Hosting the World Cup provides Qatar the opportunity to receive an estimated 1.2 million spectators, contributing a prospective $17 billion to the local economy. At the same time, the event is also a chance for the country to demonstrate its cultural aptitude and commitment to becoming a regional cultural destination. Capitalizing on World Cup crowds by bringing art to them, in hotel lobbies, metro stations, and soccer stadiums, Qatar Museums’ public art initiative is a manifestation of the country’s goal to diversify its economy through a push in tourism investments and cultural endeavors. These public art installations also provide visitors to the country, during the World Cup or throughout the year, additional channels for engagement with Qatar.

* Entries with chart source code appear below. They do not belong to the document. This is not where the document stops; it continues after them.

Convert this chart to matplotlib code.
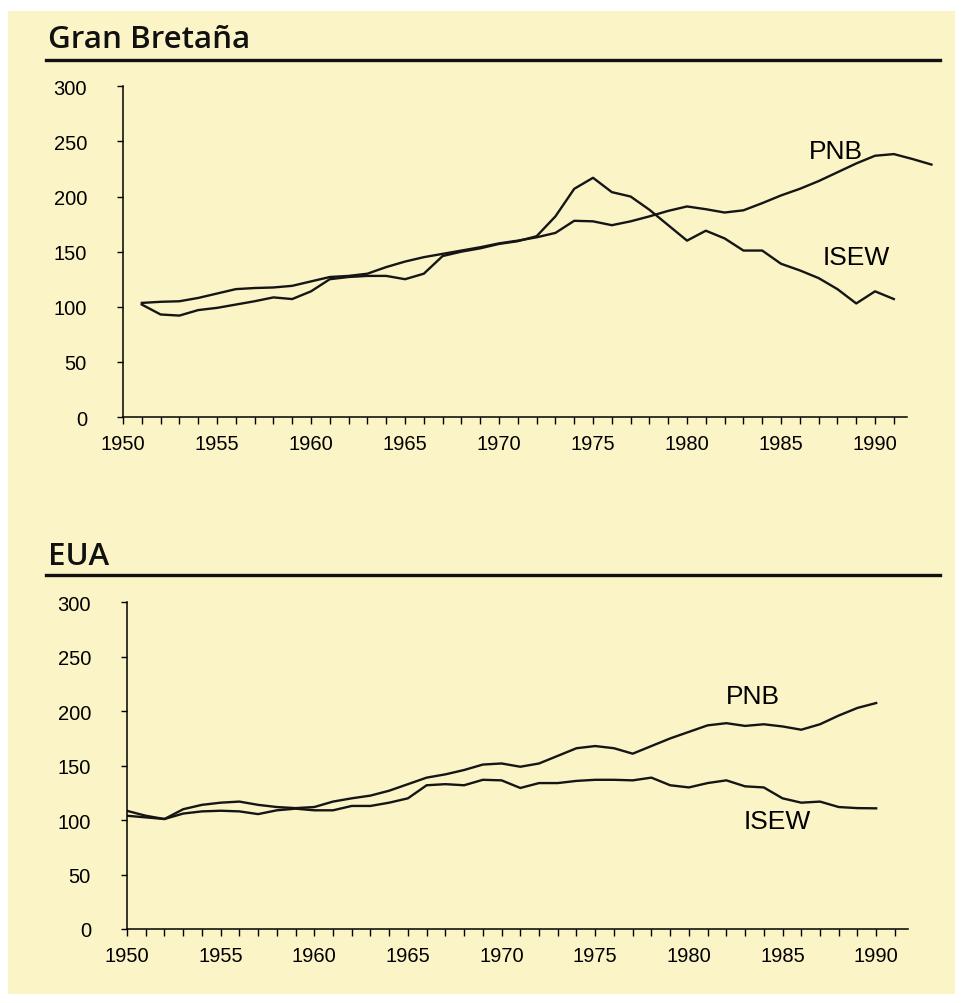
import matplotlib
matplotlib.use("Agg")
import matplotlib.pyplot as plt
from matplotlib.patches import Rectangle
from matplotlib.lines import Line2D

# Gran Bretaña
gb_years_pnb = list(range(1951, 1994))
gb_pnb = [103.5, 104.5, 105, 108, 112, 116, 117, 117.5, 119, 123,
          127, 128, 130, 136, 141, 145, 148, 151, 154, 157.5,
          160, 163, 167, 178, 177.5, 174, 177.5, 182, 187, 191,
          188.5, 185.5, 187.5, 194, 201, 207, 214, 222, 230, 237,
          238.5, 234, 229]
gb_years_isew = list(range(1951, 1992))
gb_isew = [102, 93, 92, 97, 99, 102, 105, 108.5, 107, 114,
           125, 127, 128, 128, 125, 130, 146, 150, 153, 157,
           159.5, 164, 182, 207, 217, 204, 200, 188, 174, 160,
           169, 162, 151, 151, 139, 133, 126, 116, 103, 114,
           107]

# EUA
us_years = list(range(1950, 1991))
us_pnb = [108.5, 104, 101, 110, 114, 116, 117, 114, 112, 111,
          112, 117, 120, 122.5, 127, 133, 139, 142, 146, 151,
          152, 149, 152, 159, 166, 168, 166, 161, 168, 175,
          181, 187, 189, 186.5, 188, 186, 183, 188, 196, 203,
          207.5]
us_isew = [104, 102.5, 101, 106, 108, 108.6, 108, 105.5, 109, 110.5,
           109, 109, 113, 113, 116, 120, 132, 133, 132, 137,
           136.5, 129.5, 134, 134, 136, 137, 137, 136.5, 139, 132,
           130, 134, 136.5, 131, 130, 120, 116, 117, 112, 111,
           110.8]

yticks = [0, 50, 100, 150, 200, 250, 300]
xticks = [1950, 1955, 1960, 1965, 1970, 1975, 1980, 1985, 1990]

bg = '#fbf4c6'
tick_font = 'Liberation Sans'

fig = plt.figure(figsize=(9.63, 10.04), dpi=100)
fig.patch.set_facecolor('white')
fig.add_artist(Rectangle((8 / 963, 1 - 995 / 1004), 947 / 963, 983 / 1004,
                         transform=fig.transFigure, facecolor=bg,
                         edgecolor='none', zorder=-10))


def make_panel(rect, title, title_y, rule_y):
    ax = fig.add_axes(rect)
    ax.set_facecolor('none')
    ax.spines['top'].set_visible(False)
    ax.spines['right'].set_visible(False)
    ax.spines['left'].set_linewidth(1.1)
    ax.spines['bottom'].set_linewidth(1.1)
    ax.set_xlim(1950, 1991.7)
    ax.set_ylim(0, 300)
    ax.set_yticks(yticks)
    ax.set_xticks(xticks)
    ax.set_xticks(range(1950, 1992), minor=True)
    ax.tick_params(axis='y', length=4, width=1, pad=22, labelsize=14.5)
    ax.tick_params(axis='x', which='both', length=5, width=1, pad=7,
                   labelsize=14.5)
    for lab in ax.get_xticklabels() + ax.get_yticklabels():
        lab.set_fontfamily(tick_font)
    fig.text(48 / 963, 1 - title_y / 1004, title, fontsize=22.5,
             family='Open Sans', fontweight='semibold', va='center',
             ha='left', color='#111111')
    fig.add_artist(Line2D([46 / 963, 940 / 963],
                          [1 - rule_y / 1004, 1 - rule_y / 1004],
                          transform=fig.transFigure, color='#111111',
                          linewidth=2.4))
    return ax


ax1 = make_panel([123 / 963, 1 - 418 / 1004, 784 / 963, 330.7 / 1004],
                 'Gran Bretaña', 40, 61)
ax1.plot(gb_years_pnb, gb_pnb, color='#151515', linewidth=1.7, clip_on=False)
ax1.plot(gb_years_isew, gb_isew, color='#151515', linewidth=1.7)
ax1.text(1987.9, 241, 'PNB', fontsize=19, family=tick_font,
         ha='center', va='center')
ax1.text(1989.0, 145, 'ISEW', fontsize=19, family=tick_font,
         ha='center', va='center')

ax2 = make_panel([127 / 963, 1 - 930 / 1004, 781 / 963, 326.7 / 1004],
                 'EUA', 557, 576)
ax2.plot(us_years, us_pnb, color='#151515', linewidth=1.7)
ax2.plot(us_years, us_isew, color='#151515', linewidth=1.7)
ax2.text(1983.4, 214, 'PNB', fontsize=19, family=tick_font,
         ha='center', va='center')
ax2.text(1984.7, 99, 'ISEW', fontsize=19, family=tick_font,
         ha='center', va='center')

fig.savefig('out.png', dpi=100, facecolor=fig.get_facecolor())
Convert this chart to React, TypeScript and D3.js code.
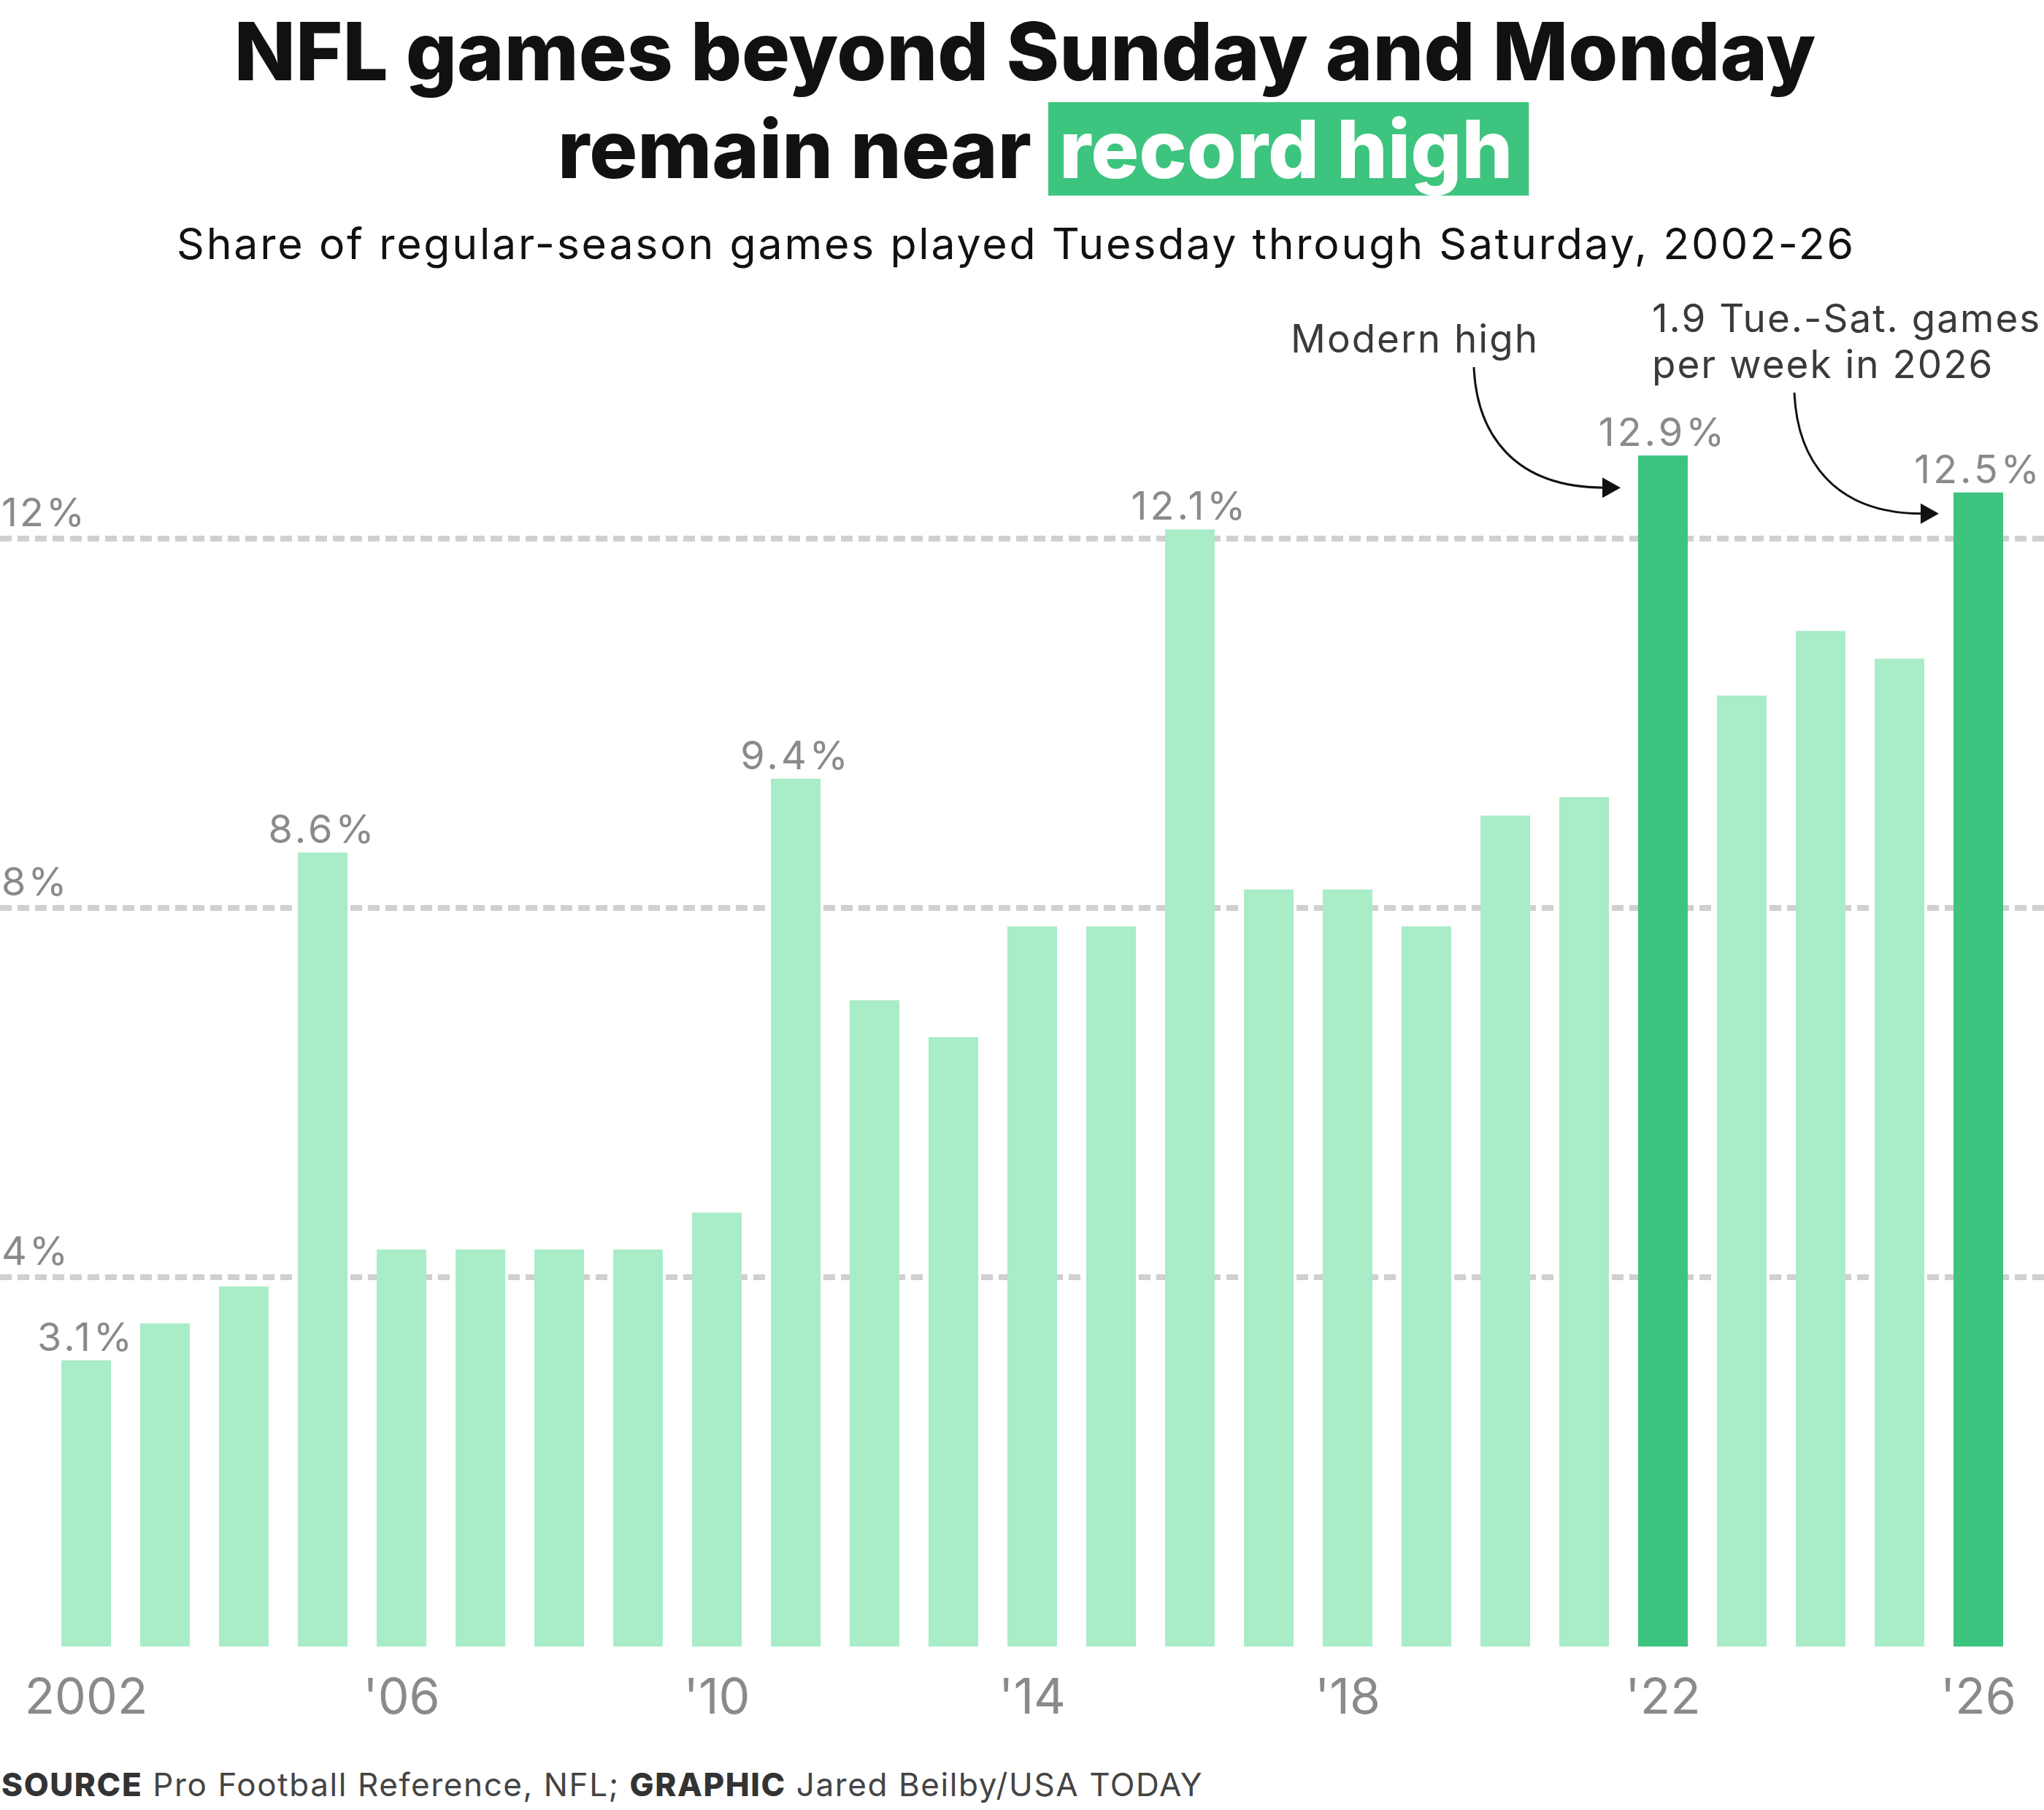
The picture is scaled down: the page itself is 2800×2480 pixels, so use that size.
import React, { useLayoutEffect, useRef, useState } from 'react';
import * as d3 from 'd3';

// ---- Data ----
const years = [2002, 2003, 2004, 2005, 2006, 2007, 2008, 2009, 2010, 2011, 2012, 2013, 2014, 2015, 2016, 2017, 2018, 2019, 2020, 2021, 2022, 2023, 2024, 2025, 2026];
const shares = [3.1, 3.5, 3.9, 8.6, 4.3, 4.3, 4.3, 4.3, 4.7, 9.4, 7.0, 6.6, 7.8, 7.8, 12.1, 8.2, 8.2, 7.8, 9.0, 9.2, 12.9, 10.3, 11.0, 10.7, 12.5];
const highlightYears = [2022, 2026];
const labeledYears = [2002, 2005, 2011, 2016, 2022, 2026];
const tickYears = [2002, 2006, 2010, 2014, 2018, 2022, 2026];
const tickLabels = ['2002', "'06", "'10", "'14", "'18", "'22", "'26"];
const gridValues = [4, 8, 12];
const gridLabels = ['4%', '8%', '12%'];

const titleLine1 = 'NFL games beyond Sunday and Monday';
const titleLine2a = 'remain near';
const titleLine2b = 'record high';
const subtitle = 'Share of regular-season games played Tuesday through Saturday, 2002-26';

const annotations = [
  { year: 2022, lines: ['Modern high'], textX: 1768, textY: 483, sx: 2019, sy: 503, tipDx: -24, tipDy: 44 },
  { year: 2026, lines: ['1.9 Tue.-Sat. games', 'per week in 2026'], textX: 2263, textY: 455, sx: 2458, sy: 538, tipDx: -20, tipDy: 29 },
];

// ---- Style ----
const W = 2800;
const H = 2480;
const FONT = 'Inter, "Open Sans", sans-serif';
const LIGHT = '#a9ecc8';
const DARK = '#3dc47e';
const GREY = '#8a8a8a';

export default function App() {
  const data = years.map((yr, i) => ({ year: yr, value: shares[i] }));

  const x = d3
    .scaleBand<number>()
    .domain(years)
    .range([64, 2764])
    .paddingInner(40 / 108)
    .paddingOuter(20 / 108);

  const y = d3.scaleLinear().domain([0, 14]).range([2256, 2256 - 14 * 126.5]);

  const recRef = useRef<SVGTextElement>(null);
  const [recW, setRecW] = useState(640);
  useLayoutEffect(() => {
    if (recRef.current) setRecW(recRef.current.getComputedTextLength());
  }, []);

  const line2X = 1413; // end of "remain near"
  const fmt = (v: number) => `${v.toFixed(1)}%`;

  return (
    <svg
      width={W}
      height={H}
      viewBox={`0 0 ${W} ${H}`}
      style={{ position: 'absolute', left: 0, top: 0, display: 'block', background: '#fff' }}
      fontFamily={FONT}
    >
      <rect width={W} height={H} fill="#fff" />

      {/* Title */}
      <text x={1404} y={110} textAnchor="middle" fontSize={110} fontWeight={800} fill="#111">
        {titleLine1}
      </text>
      <rect x={line2X + 23} y={140} width={recW + 15 + 22} height={128} fill={DARK} />
      <text x={line2X} y={244} textAnchor="end" fontSize={110} fontWeight={800} fill="#111">
        {titleLine2a}
      </text>
      <text ref={recRef} x={line2X + 38} y={244} textAnchor="start" fontSize={110} fontWeight={800} fill="#fff">
        {titleLine2b}
      </text>

      {/* Subtitle */}
      <text x={1392} y={355} textAnchor="middle" fontSize={59} fontWeight={400} fill="#111" letterSpacing={2.8}>
        {subtitle}
      </text>

      {/* Gridlines */}
      {gridValues.map((v, i) => (
        <g key={v}>
          <line
            x1={0}
            x2={W}
            y1={y(v)}
            y2={y(v)}
            stroke="#d0d0d0"
            strokeWidth={8}
            strokeDasharray="16 8"
          />
          <text x={2} y={y(v) - 17} fontSize={54} fill={GREY} letterSpacing={3}>
            {gridLabels[i]}
          </text>
        </g>
      ))}

      {/* Bars */}
      {data.map((d) => (
        <rect
          key={d.year}
          x={x(d.year)}
          y={y(d.value)}
          width={x.bandwidth()}
          height={y(0) - y(d.value)}
          fill={highlightYears.includes(d.year) ? DARK : LIGHT}
        />
      ))}

      {/* Value labels */}
      {data
        .filter((d) => labeledYears.includes(d.year))
        .map((d) => (
          <text
            key={d.year}
            x={(x(d.year) as number) + x.bandwidth() / 2}
            y={y(d.value) - 13}
            textAnchor="middle"
            fontSize={54}
            fill={GREY}
            letterSpacing={4}
          >
            {fmt(d.value)}
          </text>
        ))}

      {/* X axis labels */}
      {tickYears.map((yr, i) => (
        <text
          key={yr}
          x={(x(yr) as number) + x.bandwidth() / 2}
          y={2348}
          textAnchor="middle"
          fontSize={68}
          fill={GREY}
        >
          {tickLabels[i]}
        </text>
      ))}

      {/* Annotations */}
      {annotations.map((a) => {
        const v = shares[years.indexOf(a.year)];
        const tx = (x(a.year) as number) + a.tipDx;
        const ty = y(v) + a.tipDy;
        const endX = tx - 22;
        const path = d3.path();
        path.moveTo(a.sx, a.sy);
        path.bezierCurveTo(a.sx + 4, a.sy + (ty - a.sy) * 0.55, a.sx + (endX - a.sx) * 0.3, ty, endX, ty);
        return (
          <g key={a.year}>
            <text x={a.textX} y={a.textY} fontSize={53} fill="#3a3a3a" letterSpacing={2}>
              {a.lines.map((l, i) => (
                <tspan key={i} x={a.textX} dy={i === 0 ? 0 : 63}>
                  {l}
                </tspan>
              ))}
            </text>
            <path d={path.toString()} fill="none" stroke="#111" strokeWidth={3} />
            <polygon points={`${tx},${ty} ${tx - 25},${ty - 14} ${tx - 25},${ty + 14}`} fill="#111" />
          </g>
        );
      })}

      {/* Footer */}
      <text x={2} y={2461} fontSize={44} fill="#444" letterSpacing={1.6}>
        <tspan fontWeight={800} fill="#333">SOURCE</tspan>
        <tspan> Pro Football Reference, NFL; </tspan>
        <tspan fontWeight={800} fill="#333">GRAPHIC</tspan>
        <tspan> Jared Beilby/USA TODAY</tspan>
      </text>
    </svg>
  );
}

The megaevent also provides local artists, emerging and established, unparalleled exposure to international audiences, who will be “introduced to Qatari heritage through the numerous public art installations in the country,” Shouq remarked. For instance, the official poster of the World Cup 2022 was designed by Qatari artist Bouthayna Al Muftah, another graduate of Virginia Commonwealth University in Qatar. Like Shouq’s installation in Lusail, Bouthayna’s poster draws on Qatari heritage, using the egal and collective memory. Her poster designs feature Qatari youth playing soccer in their national dress in the desert to convey the lively energy of the sport and the anticipation leading up to the World Cup.
By mobilizing scores of artists, locally and internationally, and peppering Doha streets with their creative works, Qatar plans to make the 2022 FIFA World Cup a distinctly Qatari one, where art is part of the everyday.